I could be wrong, but I would believe that normal people after a three week stint in the hospital, complete with major operation, would go home and put their feet up. Maybe have a cuppa, watch a bit of TV.
I went down the road to the supermarket.
I wasn’t alone, I’m silly but I’m not stupid, there was no way I was going to be able to carry any food back with me.
At the time, I wanted to get some fresh air and be out in the “real world” but what I didn’t expect was how unbelievably freaked out I would get.
Everything was so loud, there were too many people, too much noise, too much going on and I nearly gave myself a hernia when an ambulance put on its siren beside me. It was all a bit much.
You see, in the hospital, you get into some kind of routine. There are nurses on hand if you have any questions or need help with something, there are people who are in the same boat as you. You’re in this weird bubble and once you’re out, it’s a whole new ball game.
I had to learn how to live my life with TinTin on my own and I never really anticipated how scary it would be. I was so focused on getting out, ha I sound like I was in prison, that when I did I went into shock.
I felt like I had been smacked in the face and it was the first time I felt that I wouldn’t be able to cope with it all.

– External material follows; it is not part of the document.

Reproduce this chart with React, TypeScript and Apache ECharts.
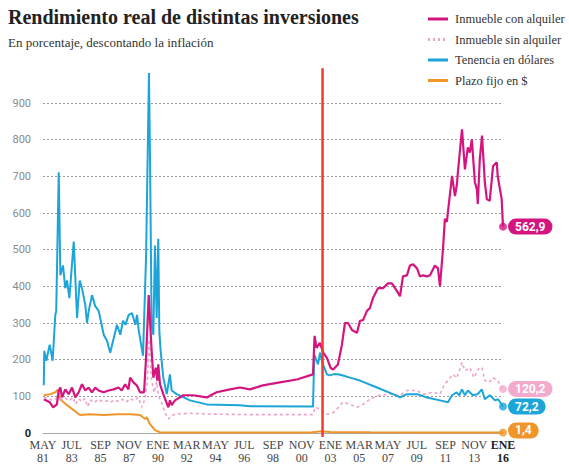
import React, { useEffect, useRef } from "react";
import * as echarts from "echarts";

// ---- DATA (decimal year, value in %) ----
const START = 1981 + 4 / 12; // MAY 81
const tickLabels = [
  "MAY\n81", "JUL\n83", "SEP\n85", "NOV\n87", "ENE\n90", "MAR\n92", "MAY\n94", "JUL\n96", "SEP\n98",
  "NOV\n00", "ENE\n03", "MAR\n05", "MAY\n07", "JUL\n09", "SEP\n11", "NOV\n13", "ENE\n16",
];
const yTicks = [0, 100, 200, 300, 400, 500, 600, 700, 800, 900];
const redLineDate = 2002.4;

const conAlquiler: [number, number][] = [
  [1981.39, 92], [1981.84, 84], [1982.1, 70], [1982.38, 78], [1982.52, 116], [1982.64, 124], [1982.77, 97],
  [1983.01, 119], [1983.27, 106], [1983.52, 124], [1983.77, 97], [1984.02, 111], [1984.27, 133], [1984.52, 116],
  [1984.77, 124], [1985.02, 111], [1985.27, 124], [1985.52, 116], [1985.9, 111], [1986.27, 116], [1986.65, 119],
  [1987.02, 124], [1987.27, 116], [1987.52, 133], [1987.77, 119], [1987.9, 151], [1988.15, 138], [1988.4, 130],
  [1988.65, 111], [1988.95, 111], [1989.1, 205], [1989.3, 376], [1989.52, 224], [1989.65, 151], [1989.83, 178],
  [1989.95, 143], [1990.02, 187], [1990.15, 133], [1990.4, 106], [1990.78, 70], [1990.9, 89], [1991.03, 76],
  [1991.28, 89], [1991.9, 103], [1992.65, 103], [1993.67, 97], [1994.42, 111], [1995.42, 119], [1996.18, 124],
  [1996.93, 119], [1997.9, 130], [1999.18, 138], [2000.46, 146], [2001.68, 160], [2001.8, 265], [2001.95, 232],
  [2002.2, 246], [2002.45, 219], [2002.73, 205], [2003.0, 178], [2003.2, 173], [2003.56, 187], [2003.86, 241],
  [2004.09, 300], [2004.32, 300], [2004.62, 281], [2004.99, 273], [2005.22, 306], [2005.45, 308], [2005.75, 333],
  [2005.97, 341], [2006.2, 368], [2006.58, 395], [2006.96, 395], [2007.33, 408], [2007.63, 408], [2008.01, 387],
  [2008.24, 373], [2008.46, 427], [2008.76, 430], [2008.99, 457], [2009.22, 460], [2009.52, 449], [2009.74, 427],
  [2009.97, 430], [2010.27, 427], [2010.5, 430], [2010.87, 457], [2011.1, 449], [2011.25, 400], [2011.48, 503],
  [2011.62, 584], [2011.77, 576], [2011.85, 603], [2012.16, 701], [2012.38, 646], [2012.53, 679], [2012.6, 711],
  [2012.91, 828], [2013.13, 719], [2013.35, 779], [2013.5, 765], [2013.65, 801], [2013.88, 684], [2014.03, 665],
  [2014.1, 625], [2014.25, 746], [2014.42, 811], [2014.63, 684], [2014.78, 638], [2015.0, 633], [2015.25, 728],
  [2015.53, 738], [2015.6, 701], [2015.77, 665], [2015.9, 638], [2016.0, 562.9],
];

const sinAlquiler: [number, number][] = [
  [1981.39, 98], [1981.7, 95], [1982.0, 90], [1982.3, 93], [1982.52, 98], [1982.8, 90], [1983.0, 95],
  [1983.3, 88], [1983.6, 97], [1983.8, 78], [1984.0, 93], [1984.3, 86], [1984.5, 95], [1984.7, 72],
  [1984.9, 90], [1985.2, 83], [1985.5, 92], [1985.8, 86], [1986.1, 88], [1986.4, 83], [1986.7, 90],
  [1987.0, 86], [1987.3, 92], [1987.6, 84], [1987.9, 94], [1988.2, 88], [1988.5, 97], [1988.8, 70],
  [1989.0, 92], [1989.2, 140], [1989.32, 255], [1989.5, 150], [1989.7, 110], [1989.9, 140], [1990.05, 100],
  [1990.3, 80], [1990.6, 50], [1990.8, 38], [1991.0, 48], [1991.5, 52], [1992.5, 54], [1993.5, 52],
  [1995.0, 51], [1997.0, 50], [1999.0, 50], [2001.68, 50], [2001.85, 70], [2002.2, 65], [2002.7, 51],
  [2003.19, 55], [2003.6, 70], [2003.94, 84], [2004.47, 78], [2004.99, 70], [2005.45, 78], [2005.97, 92],
  [2006.7, 103], [2007.5, 106], [2008.24, 103], [2008.76, 116], [2009.5, 116], [2009.97, 106], [2010.7, 111],
  [2011.25, 106], [2011.6, 133], [2011.85, 143], [2012.23, 160], [2012.5, 150], [2012.76, 175], [2012.91, 192],
  [2013.13, 170], [2013.5, 178], [2013.8, 151], [2014.2, 178], [2014.42, 178], [2014.63, 143], [2014.95, 138],
  [2015.25, 151], [2015.6, 143], [2015.77, 133], [2016.0, 120.2],
];

const tenenciaDolares: [number, number][] = [
  [1981.39, 130], [1981.43, 224], [1981.58, 197], [1981.84, 241], [1982.06, 197], [1982.26, 322], [1982.33, 333],
  [1982.52, 711], [1982.64, 430], [1982.84, 457], [1983.01, 395], [1983.14, 416], [1983.32, 368], [1983.65, 522],
  [1983.9, 314], [1984.1, 416], [1984.27, 395], [1984.52, 349], [1984.65, 300], [1984.78, 333], [1985.03, 376],
  [1985.27, 346], [1985.53, 333], [1985.91, 268], [1986.16, 251], [1986.4, 219], [1986.61, 251], [1986.91, 295],
  [1987.16, 268], [1987.36, 306], [1987.54, 295], [1987.79, 322], [1988.04, 327], [1988.29, 295], [1988.42, 322],
  [1988.55, 279], [1988.87, 211], [1989.1, 480], [1989.32, 982], [1989.4, 746], [1989.52, 295], [1989.65, 268],
  [1989.77, 511], [1989.9, 314], [1990.02, 530], [1990.1, 279], [1990.2, 224], [1990.4, 151], [1990.66, 106],
  [1990.9, 160], [1991.03, 116], [1991.41, 106], [1992.41, 89], [1993.67, 78], [1996.18, 76], [1996.93, 73],
  [2001.68, 72], [2001.78, 214], [2002.06, 187], [2002.21, 219], [2002.43, 187], [2002.73, 160], [2002.96, 157],
  [2003.19, 160], [2003.56, 160], [2003.94, 157], [2004.47, 151], [2005.22, 143], [2006.5, 124], [2007.71, 106],
  [2008.24, 97], [2008.76, 106], [2009.52, 106], [2010.27, 97], [2011.25, 89], [2011.85, 84], [2012.16, 103],
  [2012.5, 111], [2012.7, 103], [2012.91, 119], [2013.13, 103], [2013.35, 116], [2013.73, 103], [2014.1, 106],
  [2014.4, 119], [2014.63, 92], [2015.0, 103], [2015.4, 89], [2015.63, 92], [2016.0, 72.2],
];

const plazoFijo: [number, number][] = [
  [1981.39, 103], [1981.88, 106], [1982.26, 111], [1982.45, 118], [1982.64, 92], [1983.14, 76], [1983.65, 62],
  [1984.12, 49], [1984.9, 51], [1985.91, 49], [1986.91, 51], [1987.9, 51], [1988.65, 49], [1989.04, 38],
  [1989.15, 43], [1989.4, 24], [1989.77, 8], [1990.15, 1.5], [1991.0, 1.5], [1995.0, 1.5], [2001.5, 1.5],
  [2002.3, 4.5], [2003.0, 3], [2006.0, 2], [2010.0, 1.5], [2016.0, 1.4],
];

const toIdx = (yr: number) => (yr - START) * 12;
const conv = (arr: [number, number][]) => arr.map(([y, v]) => [toIdx(y), v]);
const fmt = (v: number) => v.toFixed(1).replace(".", ",");

const C_PINK = "#d5157f";
const C_PINK_L = "#eba3c8";
const C_PINK_PILL = "#f3aacd";
const C_BLUE = "#1ba5d8";
const C_ORANGE = "#f0952a";
const SERIF = "'Liberation Serif', 'DejaVu Serif', serif";
const SANS = "Roboto, 'Noto Sans', sans-serif";

export default function App() {
  const ref = useRef<HTMLDivElement>(null);
  useEffect(() => {
    document.body.style.margin = "0";
    const chart = echarts.init(ref.current!, null, { renderer: "svg" });

    const mkEndLabel = (bg: string, dy: number) => ({
      show: true,
      formatter: (p: any) => fmt(p.value[1]),
      backgroundColor: bg,
      color: "#fff",
      fontFamily: SANS,
      fontWeight: "bold",
      fontSize: 12,
      padding: [2, 7, 2, 7],
      borderRadius: 9,
      distance: 5,
      offset: [0, dy],
    });

    const lineBase = {
      type: "line",
      showSymbol: false,
      symbol: "none",
      clip: false,
      smooth: false,
    };

    const series: any[] = [
      {
        ...lineBase,
        name: "Plazo fijo en $",
        data: conv(plazoFijo),
        lineStyle: { color: C_ORANGE, width: 2 },
        itemStyle: { color: C_ORANGE },
        endLabel: mkEndLabel(C_ORANGE, -2),
        z: 2,
      },
      {
        ...lineBase,
        name: "Inmueble sin alquiler",
        data: conv(sinAlquiler),
        lineStyle: { color: C_PINK_L, width: 1.6, type: [3, 3] },
        itemStyle: { color: C_PINK_L },
        endLabel: mkEndLabel(C_PINK_PILL, 0),
        z: 3,
      },
      {
        ...lineBase,
        name: "Tenencia en dólares",
        data: conv(tenenciaDolares),
        lineStyle: { color: C_BLUE, width: 2 },
        itemStyle: { color: C_BLUE },
        endLabel: mkEndLabel(C_BLUE, 0),
        z: 4,
      },
      {
        ...lineBase,
        name: "Inmueble con alquiler",
        data: conv(conAlquiler),
        lineStyle: { color: C_PINK, width: 2.2 },
        itemStyle: { color: C_PINK },
        endLabel: mkEndLabel(C_PINK, 0),
        z: 5,
      },
      {
        type: "scatter",
        symbolSize: 8,
        clip: false,
        z: 6,
        data: [
          { value: conv(plazoFijo).slice(-1)[0], itemStyle: { color: C_ORANGE } },
          { value: conv(sinAlquiler).slice(-1)[0], itemStyle: { color: C_PINK_PILL } },
          { value: conv(tenenciaDolares).slice(-1)[0], itemStyle: { color: C_BLUE } },
          { value: conv(conAlquiler).slice(-1)[0], itemStyle: { color: C_PINK } },
        ],
      },
    ];

    const legendItems = [
      { name: "Inmueble con alquiler", color: C_PINK, dash: null },
      { name: "Inmueble sin alquiler", color: C_PINK_L, dash: [2, 3] },
      { name: "Tenencia en dólares", color: C_BLUE, dash: null },
      { name: "Plazo fijo en $", color: C_ORANGE, dash: null },
    ];

    const baseGraphic: any[] = [
      {
        type: "text",
        left: 8,
        top: 7,
        style: {
          text: "Rendimiento real de distintas inversiones",
          font: `bold 20px ${SERIF}`,
          fill: "#222",
        },
      },
      {
        type: "text",
        left: 8,
        top: 36,
        style: {
          text: "En porcentaje, descontando la inflación",
          font: `13px ${SERIF}`,
          fill: "#333",
        },
      },
    ];
    legendItems.forEach((it, i) => {
      const y = 19 + i * 20.5;
      baseGraphic.push({
        type: "line",
        shape: { x1: 428, y1: y, x2: 448, y2: y },
        style: { stroke: it.color, lineWidth: 3, lineDash: it.dash || undefined },
      });
      baseGraphic.push({
        type: "text",
        x: 455,
        y: y,
        style: {
          text: it.name,
          font: `12.5px ${SERIF}`,
          fill: "#333",
          verticalAlign: "middle",
        },
      });
    });

    chart.setOption({
      animation: false,
      grid: { left: 43, right: 66, top: 103, bottom: 28 },
      xAxis: {
        type: "value",
        min: 0,
        max: 416,
        interval: 26,
        axisLine: { show: true, lineStyle: { color: "#a8a8a8", width: 1.2 } },
        axisTick: { show: false },
        splitLine: { show: false },
        axisLabel: {
          margin: 5,
          color: "#444",
          fontFamily: SERIF,
          fontSize: 12,
          lineHeight: 13,
          formatter: (v: number) => {
            const i = Math.round(v / 26);
            const t = tickLabels[i] || "";
            if (i === tickLabels.length - 1) {
              return t.split("\n").map((s) => `{b|${s}}`).join("\n");
            }
            return t;
          },
          rich: {
            b: { fontWeight: "bold", color: "#222", fontFamily: SERIF, fontSize: 12, lineHeight: 13 },
          },
        },
      },
      yAxis: {
        type: "value",
        min: yTicks[0],
        max: yTicks[yTicks.length - 1],
        interval: 100,
        axisLine: { show: false },
        axisTick: { show: false },
        splitLine: { show: true, lineStyle: { color: "#9a9a9a", width: 1, type: [2, 2] } },
        axisLabel: {
          margin: 12,
          color: "#8a8a8a",
          fontFamily: SANS,
          fontSize: 11,
          formatter: (v: number) => (v === 0 ? "{z|0}" : String(v)),
          rich: { z: { fontWeight: "bold", color: "#222", fontFamily: SANS, fontSize: 11 } },
        },
      },
      series,
      graphic: baseGraphic,
    });

    const top = chart.convertToPixel({ gridIndex: 0 } as any, [toIdx(redLineDate), 995]) as number[];
    const bot = chart.convertToPixel({ gridIndex: 0 } as any, [toIdx(redLineDate), 0]) as number[];
    chart.setOption({
      graphic: [
        ...baseGraphic,
        {
          type: "line",
          z: 100,
          shape: { x1: top[0], y1: top[1], x2: bot[0], y2: bot[1] + 4 },
          style: { stroke: "#f23b2a", lineWidth: 2.5 },
        },
      ],
    });

    return () => chart.dispose();
  }, []);
  return <div ref={ref} style={{ width: 569, height: 464 }} />;
}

In hospital, the fact I had managed to walk from my bed to the waiting room was a massive achievement. Being on the outside, I just looked tired and ill. I walked really slowly and was still slightly hunched over from being opened up through my abdominal wall. I felt really strange and alienated but once I was out, there was no way that I was going to admit it. I kept going, I walked round the supermarket, back home and I was so exhausted I had to get my partner-at-the-time to put me into my pyjamas.

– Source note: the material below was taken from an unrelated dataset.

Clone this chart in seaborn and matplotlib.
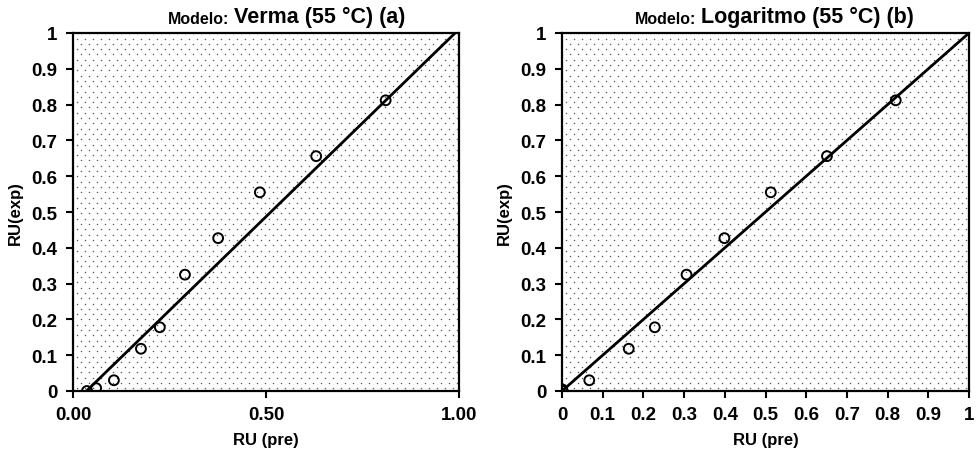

21 and I was being dressed. I was not in a good place mentally. I kept thinking of all the things that could go wrong and how alone I felt.
I wish I had taken more pictures of my time in hospital and in the early days just so I can show you all, but at the time, the thought of a camera in my face was just a little bit too much to bear.
Things did get easier. I stopped thinking of the ‘if, buts and maybes’, and just tried to take every day as it came. It is a hard thing to do, but when you’re going through such a major transitional phase in your life, it’s the only thing that you can do.
You don’t know how your recovery will go, how your stoma will behave, how you will react out in public, how work will be, how friends will be around you… You just don’t know till it happens so it really is best to take the experience as it comes rather than worrying about it, because worrying, as we all know, just causes more stress.
How were you when you came out of the hospital for the first time?